Your agent's role tags are a suggestion, not a wall.
New research says models decide who is speaking from style, not from the role label. If you run recommend-only agents with a human approving each move, good. But that approval is one guardrail among several, and it does not patch the hole underneath.
A paper that made the rounds this month has been sitting in my head, because it quietly invalidates an assumption I had built on without examining it. The framing, from the role-confusion work surfaced through the usual channels, is this: large language models do not reliably perceive the role tags we wrap our messages in. System, user, tool, the labels we treat as a security boundary. The model does not read those labels as ground truth about who is speaking. It infers who is speaking from surface style, the phrasing, the cadence, whether the text sounds like an instruction or like a person. And when the style and the label disagree, the model tends to trust the style.
The attack that falls out of this is nasty in its simplicity. You do not need to break the prompt structure or jailbreak anything. You hide an instruction inside content the agent is going to read anyway, a tool result, a scraped page, a record from a database, and you write that instruction to sound like a legitimate user talking. The role tag says “this is untrusted tool output.” The style says “this is the user giving you a directive.” The model goes with the style.

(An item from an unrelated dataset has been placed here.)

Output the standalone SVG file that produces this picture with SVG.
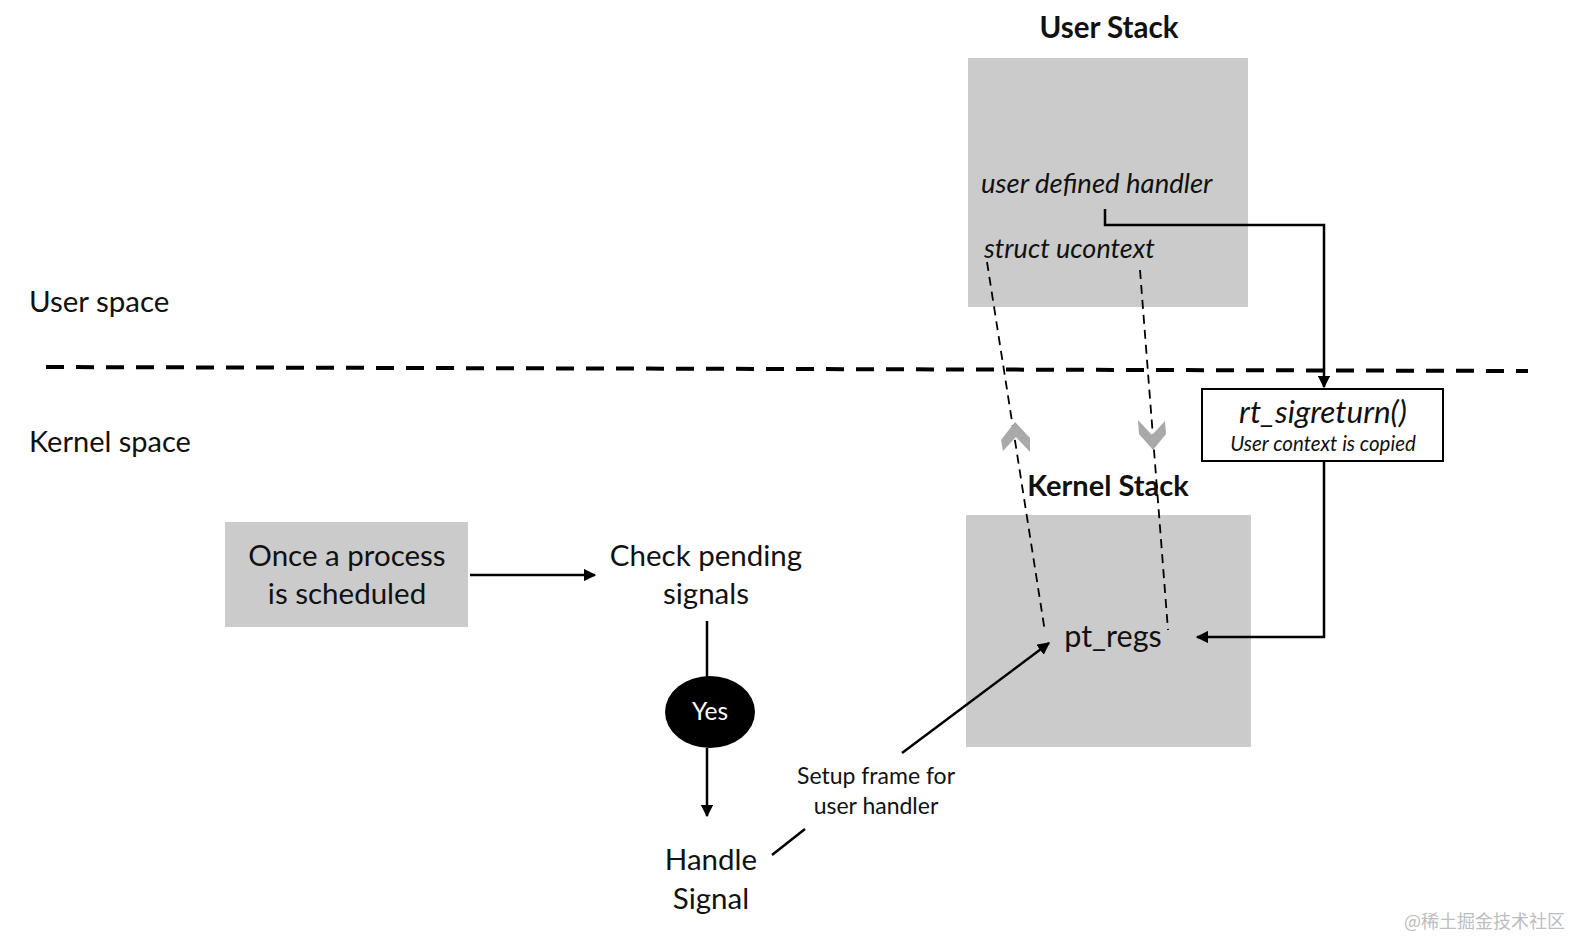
<svg xmlns="http://www.w3.org/2000/svg" width="1586" height="950" viewBox="0 0 1586 950">
<defs>
<style>
.t{font-family:Lato,"Open Sans","Liberation Sans",sans-serif;fill:#111}
.b{font-weight:bold}
.i{font-style:italic}
.stack{fill:#cbcbcb}
.ln{stroke:#000;stroke-width:2.5;fill:none}
.dsh{stroke:#000;stroke-width:1.8;fill:none;stroke-dasharray:9 6}
.chev{fill:#a9a9a9}
</style>
<marker id="ah" viewBox="0 0 10 10" refX="9" refY="5" markerWidth="5" markerHeight="5" orient="auto-start-reverse">
<path d="M0,0 L10,5 L0,10 z" fill="#000"/>
</marker>
</defs>
<rect width="1586" height="950" fill="#fff"/>

<g id="separator">
<line x1="46" y1="367" x2="1528" y2="371" stroke="#000" stroke-width="4" stroke-dasharray="18 12"/>
<text class="t" x="29" y="312" font-size="29.5">User space</text>
<text class="t" x="29" y="452" font-size="29">Kernel space</text>
</g>

<g id="user-stack">
<text class="t b" x="1109" y="38" font-size="29.5" text-anchor="middle">User Stack</text>
<rect class="stack" x="968" y="58" width="280" height="249"/>
<text class="t i" x="981" y="193" font-size="27.5">user defined handler</text>
<text class="t i" x="984" y="258" font-size="27">struct ucontext</text>
</g>

<g id="kernel-stack">
<text class="t b" x="1108" y="496" font-size="29" text-anchor="middle">Kernel Stack</text>
<rect class="stack" x="966" y="515" width="285" height="232"/>
<text class="t" x="1113" y="647" font-size="30.5" text-anchor="middle">pt_regs</text>
</g>

<g id="rt-sigreturn">
<rect x="1202" y="389" width="241" height="72" fill="#fff" stroke="#000" stroke-width="2"/>
<text class="t i" x="1323" y="423" font-size="31.5" text-anchor="middle">rt_sigreturn()</text>
<text class="t i" x="1323" y="451" font-size="20.5" text-anchor="middle">User context is copied</text>
</g>

<g id="process-scheduled">
<rect class="stack" x="225" y="522" width="243" height="105"/>
<text class="t" x="347" y="566" font-size="29.5" text-anchor="middle">Once a process</text>
<text class="t" x="347" y="604" font-size="29.5" text-anchor="middle">is scheduled</text>
</g>

<g id="check-pending">
<text class="t" x="706" y="566" font-size="29.5" text-anchor="middle">Check pending</text>
<text class="t" x="706" y="604" font-size="29.5" text-anchor="middle">signals</text>
</g>

<g id="yes">
<ellipse cx="710" cy="712" rx="45" ry="36" fill="#000"/>
<text x="710" y="720" font-size="24.5" text-anchor="middle" fill="#fff" font-family="Lato,'Open Sans','Liberation Sans',sans-serif">Yes</text>
</g>

<g id="handle-signal">
<text class="t" x="711" y="870" font-size="29.5" text-anchor="middle">Handle</text>
<text class="t" x="711" y="909" font-size="29.5" text-anchor="middle">Signal</text>
</g>

<g id="setup-frame-label">
<text class="t" x="876" y="784" font-size="23" text-anchor="middle">Setup frame for</text>
<text class="t" x="876" y="814" font-size="23" text-anchor="middle">user handler</text>
</g>

<g id="connectors">
<path class="ln" d="M1105,209 V225 H1324 V387" marker-end="url(#ah)"/>
<path class="ln" d="M1324,461 V637 H1197" marker-end="url(#ah)"/>
<line class="ln" x1="470" y1="575" x2="595" y2="575" marker-end="url(#ah)"/>
<line class="ln" x1="707" y1="621" x2="707" y2="677"/>
<line class="ln" x1="707" y1="748" x2="707" y2="816" marker-end="url(#ah)"/>
<line class="ln" x1="772" y1="855" x2="805" y2="829"/>
<line class="ln" x1="902" y1="753" x2="1049" y2="643" marker-end="url(#ah)"/>
<line class="dsh" x1="987" y1="262" x2="1045" y2="632"/>
<line class="dsh" x1="1140" y1="270" x2="1168" y2="630"/>
<path class="chev" d="M1001,440 L1015,422 L1030,438 L1030,452 L1016,437 L1003,451 Z"/>
<path class="chev" d="M1138,420 L1152,435 L1165,421 L1166,434 L1153,450 L1139,434 Z"/>
</g>

<text x="1404" y="928" font-size="18" fill="#bdbdbd" font-family="'Noto Sans CJK SC',sans-serif">@稀土掘金技术社区</text>
</svg>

I want to walk through why this landed hard for me specifically, because it is not an abstract security note. It is a direct hit on the architecture I and a lot of other people have settled on as the responsible one.
The posture I trusted
I run agents in a recommend-only posture, and I have written before about why. The agents read the data, reason over it, and surface recommendations. They do not act. A human reviews each recommendation and approves or rejects it, and only the human’s action changes anything in the real systems. Approving does not even execute anything on its own. It records agreement, and the rejections, with their reasons, are what teach the agents to get better.
The whole point of that design is safety and trust. You get the leverage of the agent without handing it the controls. And the human-in-the-loop approval step is the thing I would have pointed to if you asked me how the system stays safe. A person is in the path. Nothing happens without a human saying yes.
The role-confusion paper is why I no longer think that is a complete answer, and I want to be honest about the gap rather than pretend I had it covered.
Approval is one layer, not the wall
The first problem is one the broader reliability conversation has been circling, and it is worth saying cleanly. Human approval is one guardrail among several, not the safety story by itself. The pattern that is consolidating across people running real agents looks like layers: validate the input before it enters the reasoning loop, gate which actions the agent can even propose, check the output, put a human in the loop on the consequential moves, and feed real failures back as evals. Five layers, roughly. Approval is one of them.
When you treat approval as the whole wall, you lean on the human to catch everything, and humans approving a stream of plausible-looking recommendations are not a robust filter. They are a tired filter that mostly trusts the system feeding them, because if the system were not trustworthy they would not be using it. The approval step catches the recommendation that looks obviously wrong. It does not reliably catch the recommendation that looks completely reasonable because the agent was manipulated into producing a reasonable-looking bad idea.
The hole underneath
That is where the role-confusion result goes deeper than “add more layers.” It attacks the assumption the layers are built on. If untrusted input styled to sound like an authorized user can pass for one, then the boundary between instructions and data, the thing I implicitly believed was holding, was never really a wall. It was a label the model treats as a hint.
Run that through a recommend-only agent that ingests untrusted content, and the failure mode is clear. The agent pulls in some external text as part of doing its job. Buried in that text is an instruction wearing a user’s voice. The agent, unable to truly tell the role from the style, folds it into its reasoning and produces a recommendation shaped by it. The recommendation reaches the human. It looks fine, because it was engineered to look fine. The human approves. The human-in-the-loop did its job exactly as designed and the system was still steered, because the steering happened upstream of the part a human was watching.
The approval did not fail. It was never positioned to catch this. The compromise happened in the reasoning, before there was anything for the human to approve or reject except its laundered output.
What I am actually changing
The fix is not to abandon recommend-only or human approval. Both are good and I am keeping them. The fix is to stop treating the role tag as containment and start treating untrusted input as untrusted before it reaches the reasoning loop. That means the boundary has to be enforced outside the model, not inside the prompt. Validate and constrain what comes back from tools and external sources before it becomes context. Be deliberate about which sources the agent is even allowed to treat as instructive versus purely informational. And red-team with adversarial inputs rather than trusting that a static eval suite that passes today reflects what a motivated attacker would send.
The honest version of the lesson is that I had the right instinct, recommend-only with a human gate, and the wrong mental model of what it bought me. It buys a meaningful check on the agent’s actions. It does not buy containment of the agent’s reasoning, and containment of the reasoning is a different problem that role tags do not solve and approval does not cover. The wall I thought I had was a suggestion the model is free to ignore when something sounds more convincing.
Containment is not a label. It is validating the untrusted thing before it ever gets to talk. The approval button is real, and I am glad it is there. It is just not the thing keeping the system safe, and believing it was is the actual vulnerability.